The judge had initially ordered Biden to appear Sept. 26, but pushed the court date back at the request of his legal team.
Biden, 53, was indicted on three felony gun charges last week and is expected to plead not guilty. The charges carry a maximum sentence of 25 years in prison, if convicted.
The president's son is accused of lying on a federal form about whether he was drug-free when he bought a Colt Cobra .38 Special nearly five years ago.
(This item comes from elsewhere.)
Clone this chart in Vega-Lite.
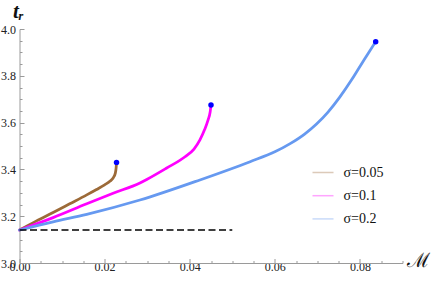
{
  "$schema": "https://vega.github.io/schema/vega-lite/v6.json",
  "width": 383,
  "height": 234,
  "autosize": "none",
  "padding": {"left": 19.5, "top": 29, "right": 28.5, "bottom": 18},
  "background": "white",
  "config": {
    "view": {"stroke": null},
    "font": "'Liberation Serif', 'Times New Roman', serif",
    "axis": {
      "grid": false,
      "domainColor": "#9a9a9a",
      "tickColor": "#9a9a9a",
      "domainWidth": 1,
      "tickWidth": 1,
      "labelFont": "'Liberation Serif', 'Times New Roman', serif",
      "labelFontSize": 12,
      "labelColor": "#222222"
    }
  },
  "resolve": {"axis": {"x": "independent", "y": "independent"}},
  "layer": [
    {
      "data": {
        "values": [
          {"s": "σ=0.05", "i": 0, "x": 0.0, "y": 3.141},
          {"s": "σ=0.05", "i": 1, "x": 0.0040, "y": 3.180},
          {"s": "σ=0.05", "i": 2, "x": 0.0079, "y": 3.216},
          {"s": "σ=0.05", "i": 3, "x": 0.0118, "y": 3.253},
          {"s": "σ=0.05", "i": 4, "x": 0.0158, "y": 3.291},
          {"s": "σ=0.05", "i": 5, "x": 0.0181, "y": 3.314},
          {"s": "σ=0.05", "i": 6, "x": 0.0200, "y": 3.334},
          {"s": "σ=0.05", "i": 7, "x": 0.0213, "y": 3.350},
          {"s": "σ=0.05", "i": 8, "x": 0.0221, "y": 3.366},
          {"s": "σ=0.05", "i": 9, "x": 0.0225, "y": 3.383},
          {"s": "σ=0.05", "i": 10, "x": 0.0227, "y": 3.405},
          {"s": "σ=0.05", "i": 11, "x": 0.0228, "y": 3.430},
          {"s": "σ=0.1", "i": 0, "x": 0.0, "y": 3.141},
          {"s": "σ=0.1", "i": 1, "x": 0.0079, "y": 3.194},
          {"s": "σ=0.1", "i": 2, "x": 0.0158, "y": 3.253},
          {"s": "σ=0.1", "i": 3, "x": 0.0220, "y": 3.298},
          {"s": "σ=0.1", "i": 4, "x": 0.0283, "y": 3.342},
          {"s": "σ=0.1", "i": 5, "x": 0.0299, "y": 3.357},
          {"s": "σ=0.1", "i": 6, "x": 0.0345, "y": 3.405},
          {"s": "σ=0.1", "i": 7, "x": 0.0389, "y": 3.454},
          {"s": "σ=0.1", "i": 8, "x": 0.0410, "y": 3.487},
          {"s": "σ=0.1", "i": 9, "x": 0.0424, "y": 3.526},
          {"s": "σ=0.1", "i": 10, "x": 0.0435, "y": 3.570},
          {"s": "σ=0.1", "i": 11, "x": 0.0443, "y": 3.611},
          {"s": "σ=0.1", "i": 12, "x": 0.0448, "y": 3.645},
          {"s": "σ=0.1", "i": 13, "x": 0.0450, "y": 3.675},
          {"s": "σ=0.2", "i": 0, "x": 0.0, "y": 3.141},
          {"s": "σ=0.2", "i": 1, "x": 0.0079, "y": 3.176},
          {"s": "σ=0.2", "i": 2, "x": 0.0158, "y": 3.208},
          {"s": "σ=0.2", "i": 3, "x": 0.0283, "y": 3.269},
          {"s": "σ=0.2", "i": 4, "x": 0.0424, "y": 3.355},
          {"s": "σ=0.2", "i": 5, "x": 0.0542, "y": 3.433},
          {"s": "σ=0.2", "i": 6, "x": 0.0600, "y": 3.475},
          {"s": "σ=0.2", "i": 7, "x": 0.0636, "y": 3.510},
          {"s": "σ=0.2", "i": 8, "x": 0.0670, "y": 3.551},
          {"s": "σ=0.2", "i": 9, "x": 0.0698, "y": 3.594},
          {"s": "σ=0.2", "i": 10, "x": 0.0725, "y": 3.645},
          {"s": "σ=0.2", "i": 11, "x": 0.0753, "y": 3.710},
          {"s": "σ=0.2", "i": 12, "x": 0.0780, "y": 3.782},
          {"s": "σ=0.2", "i": 13, "x": 0.0800, "y": 3.840},
          {"s": "σ=0.2", "i": 14, "x": 0.0820, "y": 3.897},
          {"s": "σ=0.2", "i": 15, "x": 0.0837, "y": 3.946}
        ]
      },
      "mark": {"type": "line", "strokeWidth": 2.75, "strokeCap": "round", "interpolate": "monotone"},
      "encoding": {
        "x": {
          "field": "x", "type": "quantitative",
          "scale": {"domain": [0, 0.09], "nice": false, "zero": false},
          "axis": {
            "orient": "bottom",
            "values": [0, 0.02, 0.04, 0.06, 0.08],
            "format": ".2f",
            "tickSize": -4.5,
            "labelPadding": 2.5,
            "labelFlush": false,
            "title": "ℳ",
            "titleFont": "'DejaVu Serif', serif",
            "titleFontSize": 20,
            "titleFontWeight": "normal",
            "titleFontStyle": "normal",
            "titleColor": "#111111",
            "titleAngle": 0,
            "titleAlign": "left",
            "titleBaseline": "alphabetic",
            "titleX": 387,
            "titleY": 3
          }
        },
        "y": {
          "field": "y", "type": "quantitative",
          "scale": {"domain": [3.0, 4.0], "nice": false, "zero": false},
          "axis": {
            "orient": "left",
            "values": [3.0, 3.2, 3.4, 3.6, 3.8, 4.0],
            "format": ".1f",
            "tickSize": -4.5,
            "labelPadding": 8.5,
            "labelFlush": false,
            "title": "tᵣ",
            "titleFont": "'Liberation Serif', 'DejaVu Serif', serif",
            "titleFontSize": 21,
            "titleFontWeight": "bold",
            "titleFontStyle": "italic",
            "titleColor": "#111111",
            "titleAngle": 0,
            "titleAlign": "left",
            "titleBaseline": "alphabetic",
            "titleX": -7,
            "titleY": -12
          }
        },
        "color": {
          "field": "s", "type": "nominal",
          "scale": {"domain": ["σ=0.05", "σ=0.1", "σ=0.2"], "range": ["#9c6a38", "#ff00ff", "#6699f0"]},
          "legend": {
            "title": null,
            "orient": "none",
            "legendX": 292,
            "legendY": 132,
            "padding": 0,
            "symbolType": "stroke",
            "symbolSize": 441,
            "symbolStrokeWidth": 1.5,
            "symbolOpacity": 0.35,
            "rowPadding": 4.2,
            "labelOffset": 9,
            "labelFont": "'Liberation Serif', 'Times New Roman', serif",
            "labelFontSize": 14,
            "labelColor": "#111111"
          }
        },
        "order": {"field": "i", "type": "quantitative"}
      }
    },
    {
      "data": {"values": [{"x": 0.0, "y": 3.141}, {"x": 0.05, "y": 3.141}]},
      "mark": {"type": "line", "color": "black", "strokeWidth": 1.7, "strokeDash": [7, 3.5]},
      "encoding": {
        "x": {
          "field": "x", "type": "quantitative",
          "scale": {"domain": [0, 0.09], "nice": false, "zero": false},
          "axis": {
            "orient": "bottom",
            "values": [0.005, 0.01, 0.015, 0.025, 0.03, 0.035, 0.045, 0.05, 0.055, 0.065, 0.07, 0.075, 0.085, 0.09],
            "labels": false,
            "domain": false,
            "tickSize": -2.5,
            "title": null
          }
        },
        "y": {
          "field": "y", "type": "quantitative",
          "scale": {"domain": [3.0, 4.0], "nice": false, "zero": false},
          "axis": {
            "orient": "left",
            "values": [3.05, 3.1, 3.15, 3.25, 3.3, 3.35, 3.45, 3.5, 3.55, 3.65, 3.7, 3.75, 3.85, 3.9, 3.95],
            "labels": false,
            "domain": false,
            "tickSize": -2.5,
            "title": null
          }
        }
      }
    },
    {
      "data": {
        "values": [
          {"x": 0.0228, "y": 3.430},
          {"x": 0.0450, "y": 3.675},
          {"x": 0.0837, "y": 3.946}
        ]
      },
      "mark": {"type": "point", "filled": true, "color": "#0000ff", "opacity": 1, "size": 30},
      "encoding": {
        "x": {"field": "x", "type": "quantitative", "scale": {"domain": [0, 0.09], "nice": false, "zero": false}, "axis": null},
        "y": {"field": "y", "type": "quantitative", "scale": {"domain": [3.0, 4.0], "nice": false, "zero": false}, "axis": null}
      }
    }
  ]
}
Biden was allegedly addicted to illegal drugs at the time.
In a court filing obtained by UPI on Tuesday, Biden's lawyers wrote that he had requested a video appearance to minimize the "unnecessary burden" on government resources, including his Secret Service protection.
Biden is the first child of a sitting president to be charged by the U.S. Justice Department.
"No matter whether in person or virtual, he will waive reading of the indictment, which is merely a few pages and could easily be read at a video conference," Biden attorney Abbe Lowell wrote in Tuesday's filing.
Special counsel David Weiss argued that there was no precedent for Biden to avoid an in-person appearance.
"Hunter Biden does not contend he is injured or indigent," the Delaware U.S. attorney wrote in his own filing. "If 'convenience' was a legitimate basis to warrant virtual proceedings, every defendant would ask for them in every case."
Prosecutors have also argued that given the seriousness of the gun charges, the magistrate judge needs to assess Biden in person before deciding the conditions of his release.
"The Court will also address Defendant's pre-trial release conditions," Burke wrote Wednesday, as he denied Biden's motion.
"While the Court expects it is likely that the currently-imposed conditions will remain in place, were either side to suggest alterations, the Court would want to be able to address that issue in person with the parties."